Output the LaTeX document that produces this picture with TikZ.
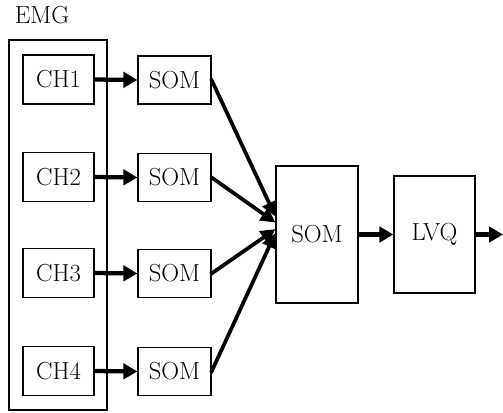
\documentclass[tikz,border=0pt]{standalone}
\usetikzlibrary{arrows.meta}
\begin{document}
\begin{tikzpicture}[x=0.75pt,y=-0.75pt,
  every node/.style={font=\fontsize{18.5}{22}\selectfont, inner sep=0pt},
  blk/.style={draw, line width=0.9pt, rectangle},
  chbox/.style={blk, minimum width=53.25pt, minimum height=36.75pt},
  sombox/.style={blk, minimum width=54.75pt, minimum height=36pt},
  flow/.style={line width=3.2pt, -{Triangle[length=10.5pt,width=11.5pt]}},
  feed/.style={line width=2.8pt, -{Triangle[length=11pt,width=11pt]}, shorten <=-1pt}
]
\useasboundingbox (0,0) rectangle (503,412);

% electrode group
\node (emglabel) at (42,15) {EMG};
\node[blk, minimum width=73.5pt, minimum height=277.5pt] (emg) at (58,225) {};

% input channels
\node[chbox] (ch1) at (58.5,79.5) {CH1};
\node[chbox] (ch2) at (58.5,177) {CH2};
\node[chbox] (ch3) at (58.5,273) {CH3};
\node[chbox] (ch4) at (58.5,371) {CH4};

% first-stage maps
\node[sombox] (som1) at (174.5,80) {SOM};
\node[sombox] (som2) at (174.5,177.5) {SOM};
\node[sombox] (som3) at (174.5,273.5) {SOM};
\node[sombox] (som4) at (174.5,371.5) {SOM};

% second-stage map and classifier
\node[blk, minimum width=61.5pt, minimum height=102.75pt] (big) at (317,234.5) {SOM};
\node[blk, minimum width=60.75pt, minimum height=87.75pt] (lvq) at (434.5,234.5) {LVQ};
\coordinate (out) at (503,234.5);

% channel to map arrows
\foreach \i in {1,2,3,4}
  \draw[flow] (ch\i.east) -- (som\i.west);

% converging arrows into the second-stage map
\draw[feed] (som1.east) -- ([yshift=13.5pt]big.west);
\draw[feed] (som2.east) -- ([yshift=9pt]big.west);
\draw[feed] (som3.east) -- ([yshift=4pt]big.west);
\draw[feed] (som4.east) -- ([yshift=1pt]big.west);

\draw[flow] (big.east) -- (lvq.west);
\draw[flow] (lvq.east) -- (out);
\end{tikzpicture}
\end{document}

.....

Exclude the images and reproduce the remaining data exactly.

Output the LaTeX document that produces this picture with TikZ.
\documentclass[tikz,border=0pt]{standalone}
\usetikzlibrary{arrows.meta}
\begin{document}
\begin{tikzpicture}[x=0.75pt,y=-0.75pt,
  every node/.style={font=\fontsize{18.5}{22}\selectfont, inner sep=0pt},
  blk/.style={draw, line width=0.9pt, rectangle},
  chbox/.style={blk, minimum width=53.25pt, minimum height=36.75pt},
  sombox/.style={blk, minimum width=54.75pt, minimum height=36pt},
  flow/.style={line width=3.2pt, -{Triangle[length=10.5pt,width=11.5pt]}},
  feed/.style={line width=2.8pt, -{Triangle[length=11pt,width=11pt]}, shorten <=-1pt}
]
\useasboundingbox (0,0) rectangle (503,412);

% electrode group
\node (emglabel) at (42,15) {EMG};
\node[blk, minimum width=73.5pt, minimum height=277.5pt] (emg) at (58,225) {};

% input channels
\node[chbox] (ch1) at (58.5,79.5) {CH1};
\node[chbox] (ch2) at (58.5,177) {CH2};
\node[chbox] (ch3) at (58.5,273) {CH3};
\node[chbox] (ch4) at (58.5,371) {CH4};

% first-stage maps
\node[sombox] (som1) at (174.5,80) {SOM};
\node[sombox] (som2) at (174.5,177.5) {SOM};
\node[sombox] (som3) at (174.5,273.5) {SOM};
\node[sombox] (som4) at (174.5,371.5) {SOM};

% second-stage map and classifier
\node[blk, minimum width=61.5pt, minimum height=102.75pt] (big) at (317,234.5) {SOM};
\node[blk, minimum width=60.75pt, minimum height=87.75pt] (lvq) at (434.5,234.5) {LVQ};
\coordinate (out) at (503,234.5);

% channel to map arrows
\foreach \i in {1,2,3,4}
  \draw[flow] (ch\i.east) -- (som\i.west);

% converging arrows into the second-stage map
\draw[feed] (som1.east) -- ([yshift=13.5pt]big.west);
\draw[feed] (som2.east) -- ([yshift=9pt]big.west);
\draw[feed] (som3.east) -- ([yshift=4pt]big.west);
\draw[feed] (som4.east) -- ([yshift=1pt]big.west);

\draw[flow] (big.east) -- (lvq.west);
\draw[flow] (lvq.east) -- (out);
\end{tikzpicture}
\end{document}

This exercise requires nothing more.